Coordinating the Work and Activities of Others - Getting members of a group to work together to accomplish tasks.

Selling or Influencing Others - Convincing others to buy merchandise/goods or to otherwise change their minds or actions.

Scheduling Work and Activities - Scheduling events, programs, and activities, as well as the work of others.

Developing Objectives and Strategies - Establishing long-range objectives and specifying the strategies and actions to achieve them.

Training and Teaching Others - Identifying the educational needs of others, developing formal educational or training programs or classes, and teaching or instructing others.

Monitoring and Controlling Resources - Monitoring and controlling resources and overseeing the spending of money.

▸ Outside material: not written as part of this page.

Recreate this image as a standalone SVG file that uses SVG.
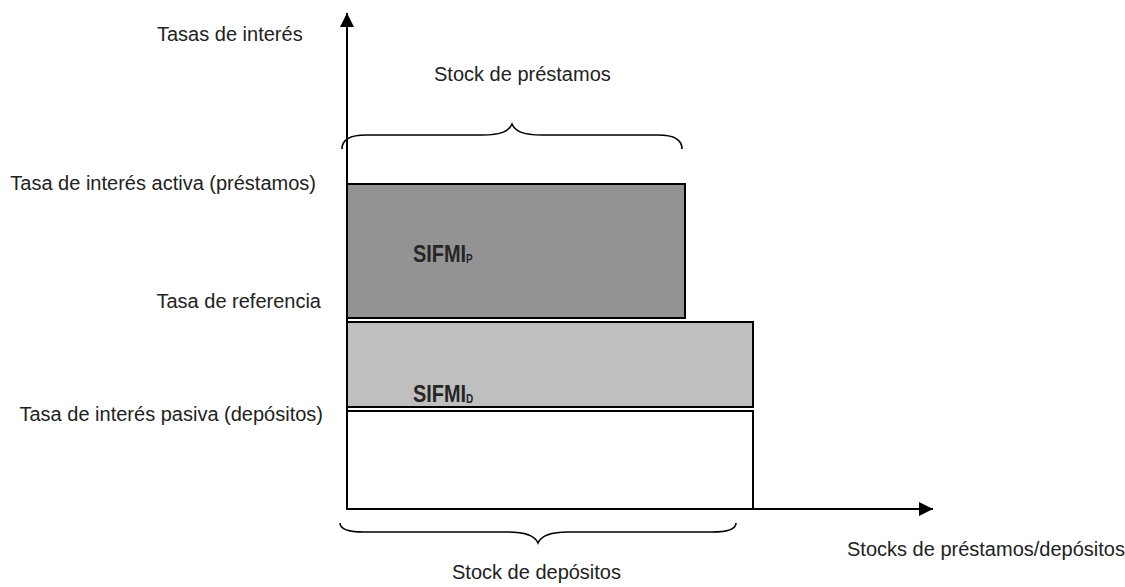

Inspecting Equipment, Structures, or Material - Inspecting equipment, structures, or materials to identify the cause of errors or other problems or defects.

Resolving Conflicts and Negotiating with Others - Handling complaints, settling disputes, and resolving grievances and conflicts, or otherwise negotiating with others.

Performing Administrative Activities - Performing day-to-day administrative tasks such as maintaining information files and processing paperwork.

Drafting, Laying Out, and Specifying Technical Devices, Parts, and Equipment - Providing documentation, detailed instructions, drawings, or specifications to tell others about how devices, parts, equipment, or structures are to be fabricated, constructed, assembled, modified, maintained, or used.

Performing for or Working Directly with the Public - Performing for people or dealing directly with the public. This includes serving customers in restaurants and stores, and receiving clients or guests.

Performing General Physical Activities - Performing physical activities that require considerable use of your arms and legs and moving your whole body, such as climbing, lifting, balancing, walking, stooping, and handling of materials.

Operating Vehicles, Mechanized Devices, or Equipment - Running, maneuvering, navigating, or driving vehicles or mechanized equipment, such as forklifts, passenger vehicles, aircraft, or water craft.